ROMANCE
Guel Arraes, Romance, Brasil, 2008

Depois de fazer umas transposições ridículas da TV para o cinema, sendo o ponto mais baixo o desastroso Auto da Compadecida, Guel Arraes finalmente acerta com Romance, espécie de acerto de contas com seu trabalho televisivo. Não por acaso, celebra a vitória do teatro sobre a TV no coração dos artistas, e o faz tendo o selo da Globo Filmes por trás.

Letícia Sabatella é a atriz de teatro que emociona o diretor de TV interpretado por José Wilker. Não tardará para ela ter sua chance e subir rapidamente na carreira sendo heroína da novela das sete, perdendo, dessa maneira, o amor de seu namorado (Wagner Moura), um homem que acha impossível conciliar TV e teatro.

Conciliar. Essa é a palavra chave. Conciliar arte com grande público, diálogos literários e citações eruditas para um público acostumado a porcarias sub-televisivas, atuações de globais dentro de uma estrutura cinematográfica. Conciliar também gerações de atores: Marco Nanini, em uma participação notável, não chega a encontrar Wilker em cena. Mas temos Wagner Moura fazendo par romântico com Letícia Sabatella, e Vladimir Brichta com Andréa Beltrão. Duas atrizes que viveram o auge nos anos 90 – embora estejam melhores agora – com dois atores desta década, sem que a diferença de idade entre eles (que no caso de Beltrão e Brichta chega a 13 anos) seja sentida. Um desafio interessante que Arraes, com a ajuda de Jorge Furtado, enfrenta com vigor e inteligência.
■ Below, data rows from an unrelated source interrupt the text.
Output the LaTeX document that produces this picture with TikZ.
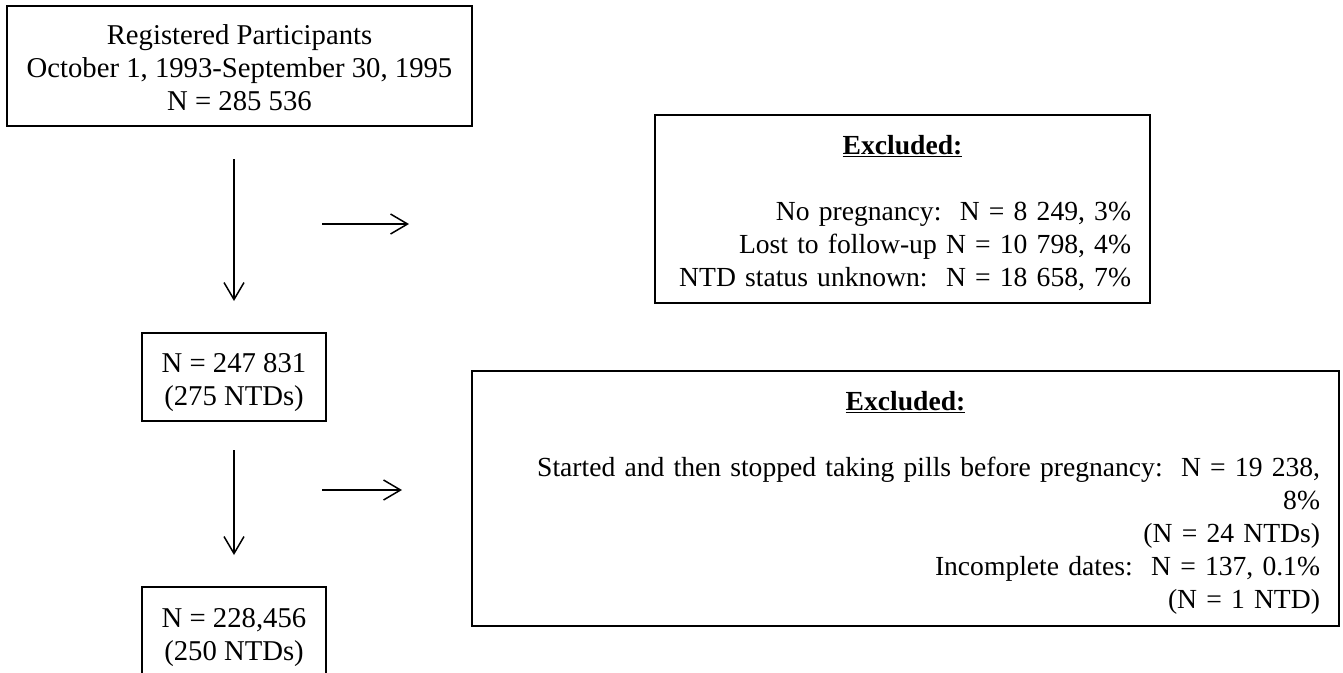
\documentclass[tikz,border=0pt]{standalone}
\usepackage{fontspec}
\setmainfont{Liberation Serif}
\usetikzlibrary{arrows.meta}
\newcommand{\downby}[1]{\rule{0pt}{\dimexpr 0.69em+#1\relax}}
\begin{document}
\begin{tikzpicture}[x=1pt,y=-1pt,
  txt/.style={font=\fontsize{28.7}{33}\selectfont},
  extxt/.style={font=\fontsize{27.6}{33}\selectfont},
  box/.style={txt, draw, line width=2pt, rectangle, inner sep=0pt, align=center},
  exbox/.style={extxt, draw, line width=2pt, rectangle, inner xsep=19pt, inner ysep=0pt, align=right},
  flow/.style={line width=1.5pt, -{Straight Barb[length=17pt,width=20pt,line width=1.5pt]}}]
\useasboundingbox (0,0) rectangle (1343,672);
\node[box, minimum width=465pt, minimum height=120pt] (reg) at (239.5,66)
  {\downby{3pt}Registered Participants\\October 1, 1993-September 30, 1995\\N = 285 536};
\node[box, minimum width=184pt, minimum height=88pt] (n1) at (234,377)
  {\downby{10pt}N = 247 831\\(275 NTDs)};
\node[box, minimum width=184pt, minimum height=90pt] (n2) at (234,632)
  {\downby{10pt}N = 228,456\\(250 NTDs)};
\node[exbox, text width=457pt, minimum height=188pt] (ex1) at (902.5,209)
  {\downby{8pt}\makebox[\hsize]{\underline{\textbf{Excluded:}}}\\[33pt]
   No pregnancy:\ \ N = 8 249, 3\%\\
   Lost to follow-up N = 10 798, 4\%\\
   NTD status unknown:\ \ N = 18 658, 7\%};
\node[exbox, text width=829pt, minimum height=255pt] (ex2) at (905.5,498.5)
  {\downby{8pt}\makebox[\hsize]{\underline{\textbf{Excluded:}}}\\[33pt]
   Started and then stopped taking pills before pregnancy:\ \ N = 19 238,\\
   8\%\\
   (N = 24 NTDs)\\
   Incomplete dates:\ \ N = 137, 0.1\%\\
   (N = 1 NTD)};
\coordinate (r1s) at (322,224);
\coordinate (r1e) at (409,224);
\coordinate (r2s) at (322,490);
\coordinate (r2e) at (402,490);
\draw[flow, shorten <=32pt, shorten >=31pt] (n1.north |- reg.south) -- (n1.north);
\draw[flow, shorten <=28pt, shorten >=31pt] (n1.south) -- (n2.north);
\draw[flow] (r1s) -- (r1e);
\draw[flow] (r2s) -- (r2e);
\end{tikzpicture}
\end{document}
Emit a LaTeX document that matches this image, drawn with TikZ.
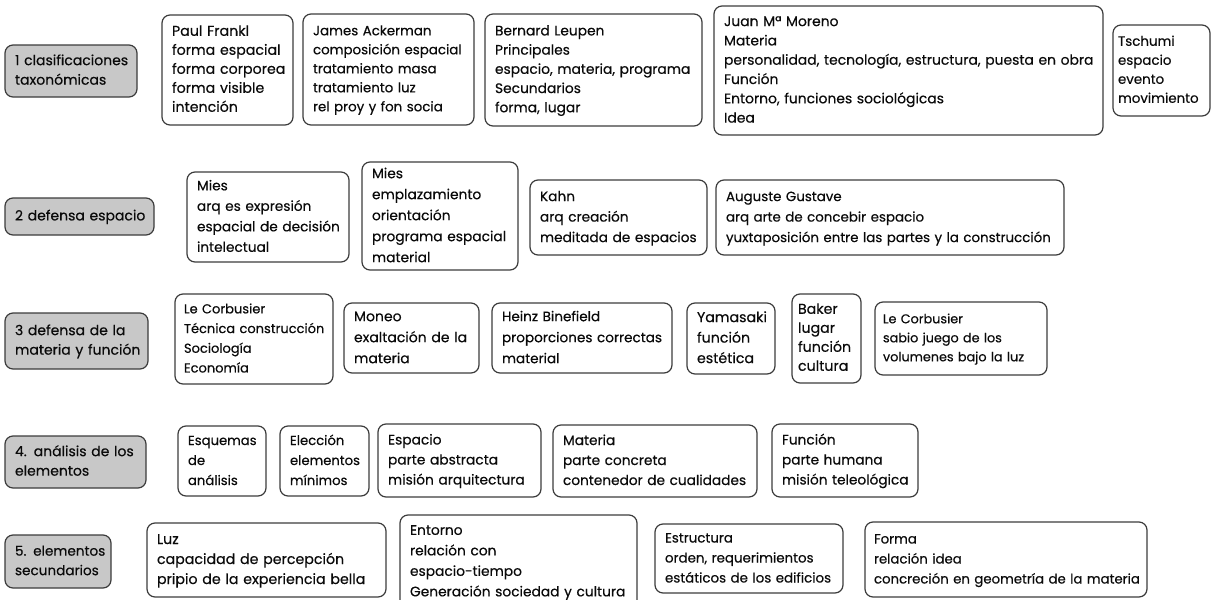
\documentclass[tikz,border=0pt]{standalone}
\usepackage{fontspec}
\setmainfont{Poppins}[FakeBold=0.35]

% ink and fills
\definecolor{ink}{RGB}{10,10,10}
\definecolor{edge}{RGB}{60,60,60}
\definecolor{tagfill}{RGB}{200,200,200}

\tikzset{
  cajabase/.style={draw=edge, line width=1.2pt, rounded corners=8pt,
    inner ysep=1pt, align=left, text=ink,
    font=\fontsize{14}{20}\selectfont},
  cajatema/.style={cajabase, fill=tagfill},
  cajaidea/.style={cajabase, fill=white},
  tam/.style 2 args={font=\fontsize{#1}{#2}\selectfont},
}

% horizontal padding inside a box (pt)
\def\cjpad{10}

% box from its corners (x1,y1)-(x2,y2), y measured downwards
\newcommand{\cajon}[7][]{%
  \pgfmathsetmacro{\cjW}{#5-#3}%
  \pgfmathsetmacro{\cjH}{#6-#4}%
  \pgfmathsetmacro{\cjT}{#5-#3-2*\cjpad}%
  \pgfmathsetmacro{\cjX}{(#3+#5)/2}%
  \pgfmathsetmacro{\cjY}{-(#4+#6)/2}%
  \node[#1, inner xsep=\cjpad pt, minimum width=\cjW pt, minimum height=\cjH pt,
        text width=\cjT pt]
    (#2) at (\cjX pt,\cjY pt) {\begin{tabular}{@{}l@{}}#7\end{tabular}};}

\begin{document}
\begin{tikzpicture}
\useasboundingbox (0,0) rectangle (1211pt,-600pt);

% 1 clasificaciones taxonomicas
\cajon[cajatema, tam={14}{19.5}]{t1}{5}{45}{137}{97}{1 clasificaciones\\taxonómicas}
\cajon[cajaidea, tam={14.2}{19}]{frankl}{162}{15}{293}{125}{Paul Frankl\\forma espacial\\forma corporea\\forma visible\\intención}
\cajon[cajaidea, tam={13.4}{19}]{ackerman}{303}{14}{474}{125}{James Ackerman\\composición espacial\\tratamiento masa\\tratamiento luz\\rel proy y fon socia}
\cajon[cajaidea, tam={13.8}{19.2}]{leupen}{485}{14}{702}{126}{Bernard Leupen\\Principales\\espacio, materia, programa\\Secundarios\\forma, lugar}
\cajon[cajaidea, tam={13.9}{19.3}]{moreno}{714}{6}{1103}{135}{Juan Mª Moreno\\Materia\\personalidad, tecnología, estructura, puesta en obra\\Función\\Entorno, funciones sociológicas\\Idea}
{\def\cjpad{5}%
\cajon[cajaidea, tam={13.4}{19}]{tschumi}{1113}{25}{1210}{116}{Tschumi\\espacio\\evento\\movimiento}}

% 2 defensa espacio
\cajon[cajatema, tam={14}{19.5}]{t2}{5}{198}{154}{235}{2 defensa espacio}
\cajon[cajaidea, tam={13.7}{20.5}]{mies}{187}{172}{349}{262}{Mies\\arq es expresión\\espacial de decisión\\intelectual}
\cajon[cajaidea, tam={13.8}{21}]{miesb}{362}{162}{518}{270}{Mies\\emplazamiento\\orientación\\programa espacial\\material}
\cajon[cajaidea, tam={13.7}{20.5}]{kahn}{530}{180}{707}{255}{Kahn\\arq creación\\meditada de espacios}
\cajon[cajaidea, tam={13.4}{20.5}]{gustave}{716}{180}{1064}{255}{Auguste Gustave\\arq arte de concebir espacio\\yuxtaposición entre las partes y la construcción}

% 3 defensa de la materia y funcion
\cajon[cajatema, tam={14}{19.5}]{t3}{5}{313}{148}{369}{3 defensa de la\\materia y función}
{\def\cjpad{9}%
\cajon[cajaidea, tam={13}{19.7}]{corbu}{175}{294}{333}{384}{Le Corbusier\\Técnica construcción\\Sociología\\Economía}}
\cajon[cajaidea, tam={14}{21}]{moneo}{344}{303}{479}{373}{Moneo\\exaltación de la\\materia}
\cajon[cajaidea, tam={13.6}{21}]{binefield}{492}{303}{672}{373}{Heinz Binefield\\proporciones correctas\\material}
\cajon[cajaidea, tam={14.2}{20.5}]{yamasaki}{687}{303}{775}{374}{Yamasaki\\función\\estética}
{\def\cjpad{6}%
\cajon[cajaidea, tam={14.2}{19}]{baker}{792}{294}{861}{383}{Baker\\lugar\\función\\cultura}}
{\def\cjpad{8}%
\cajon[cajaidea, tam={12.8}{19}]{corbub}{875}{302}{1047}{375}{Le Corbusier\\sabio juego de los\\volumenes bajo la luz}}

% 4 analisis de los elementos
\cajon[cajatema, tam={14}{19.5}]{t4}{5}{436}{146}{488}{4. análisis de los\\elementos}
\cajon[cajaidea, tam={13.2}{20}]{esquemas}{178}{426}{266}{496}{Esquemas\\de\\análisis}
\cajon[cajaidea, tam={13.2}{20}]{eleccion}{280}{426}{369}{496}{Elección\\elementos\\mínimos}
\cajon[cajaidea, tam={13.8}{20}]{espacio}{378}{424}{541}{497}{Espacio\\parte abstracta\\misión arquitectura}
\cajon[cajaidea, tam={13.7}{20}]{materia}{553}{425}{757}{497}{Materia\\parte concreta\\contenedor de cualidades}
\cajon[cajaidea, tam={13.7}{20}]{funcion}{772}{424}{918}{497}{Función\\parte humana\\misión teleológica}

% 5 elementos secundarios
\cajon[cajatema, tam={13.6}{19.5}]{t5}{5}{535}{111}{588}{5. elementos\\secundarios}
\cajon[cajaidea, tam={14.2}{20}]{luz}{147}{523}{386}{597}{Luz\\capacidad de percepción\\pripio de la experiencia bella}
\cajon[cajaidea, tam={13.8}{20.5}]{entorno}{400}{515}{637}{608}{Entorno\\relación con\\espacio-tiempo\\Generación sociedad y cultura}
\cajon[cajaidea, tam={13.4}{20}]{estructura}{655}{524}{843}{593}{Estructura\\orden, requerimientos\\estáticos de los edificios}
{\def\cjpad{9}%
\cajon[cajaidea, tam={13.3}{20}]{forma}{865}{522}{1147}{597}{Forma\\relación idea\\concreción en geometría de la materia}}

\end{tikzpicture}
\end{document}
Alguns diálogos são derivados da TV, outros são espertinhos em excesso, poéticos na medida certa para não afugentar o grande público. Mas seria injusto detonar um filme por alguns diálogos fora do tom. Assim como seria injusto determinar que a interpretação de Moura é exagerada tendo em base unicamente o começo do filme, quando sua afetação tem a ver com a de um diretor teatral que se encontra apaixonado não só pela sua arte como pela atriz descoberta.

Contornar exageros e afetações parece ser uma habilidade aqui. Além de extrair o melhor de José Wilker, provando o quanto o ator pode render quando bem dirigido, Arraes consegue, de quebra, a melhor interpretação da carreira de Letícia Sabatella, e mais uma interpretação arrebatadora de Andréa Beltrão (que é a melhor coisa de Verônica, de Maurício Farias).

Outro feito do filme é a maneira adulta como lida com as confusões amorosas. A uma mulher é permitido amar dois homens ao mesmo tempo, sem conseguir se decidir por um deles. A um homem é factível esperar a decisão dela sem que fique com a pecha de corno manso. Tudo isso temperado com um tipo de atuação que se afasta ao menos um pouco do habitual visto na TV.